You also have to be mindful of the transition. If you wait until you get popular to add advertising or start trying to sell something, users are going to notice. They’ll see the dollar signs and judge your content more harshly. It’s better to build monetization in from the start so it feels like a natural part of your site rather than a sudden cash grab.

And here’s a sobering reality check for 2026: only about 14% of bloggers earn any income at all, and just 2% crack six figures per year. That doesn’t mean it’s impossible - it means the gap between bloggers who treat it like a business and those who treat it like a hobby is enormous.

So, How Much Traffic Do You Really Need?

Blog traffic and revenue growth chart

It depends entirely on how you’re making money, but let’s run through some realistic scenarios.

Say you’re selling a digital product for $50 and you want to make $1,000 per month. You need 20 sales. If 1 in every 100 interested visitors buys, you need 2,000 engaged visitors per month. That’s actually a pretty achievable number for a focused niche blog.

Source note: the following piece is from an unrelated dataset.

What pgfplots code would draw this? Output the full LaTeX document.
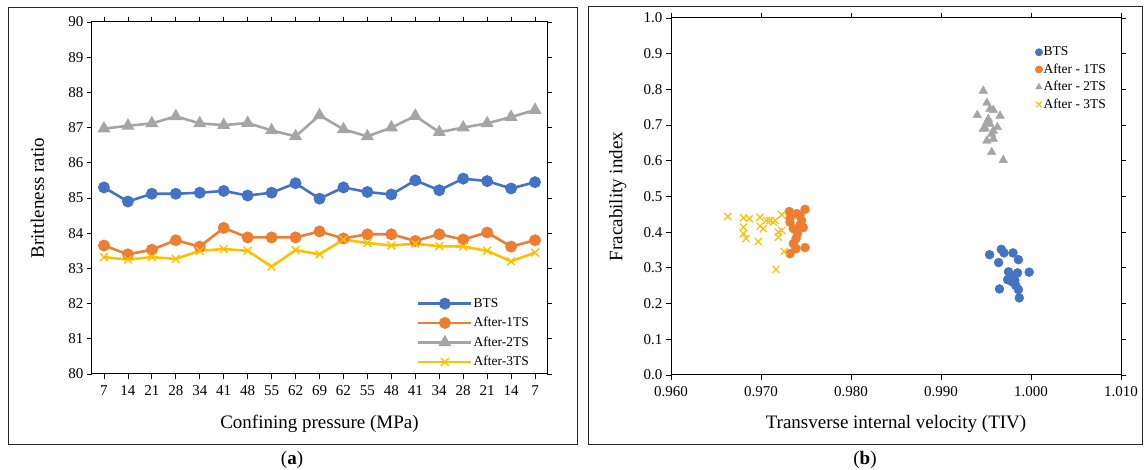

On the ad revenue side, the math is less forgiving. At a $10 RPM, you need 100,000 pageviews just to earn $1,000 per month. A finance blog at $20 RPM needs around 5,000 daily pageviews to hit $100/day. A general lifestyle blog at $5 RPM needs closer to 20,000 daily pageviews to reach that same milestone. That’s a big difference, and it’s exactly why niche selection matters so much.

Here’s the wild card, though: some bloggers are earning a full-time income with fewer than 20,000 pageviews per month, while others are pulling in less than $1,000 per month with 200,000 monthly pageviews. Traffic volume alone doesn’t tell the whole story. Niche, monetization mix, audience trust, and email list size all play enormous roles.

So how much traffic do you really need to monetize your blog? At the bare minimum, one interested visitor. But to build something consistent and sustainable in 2026, you’re realistically looking at 10,000-50,000 monthly pageviews as a starting point - with the understanding that how you monetize that traffic matters just as much as how much of it you have.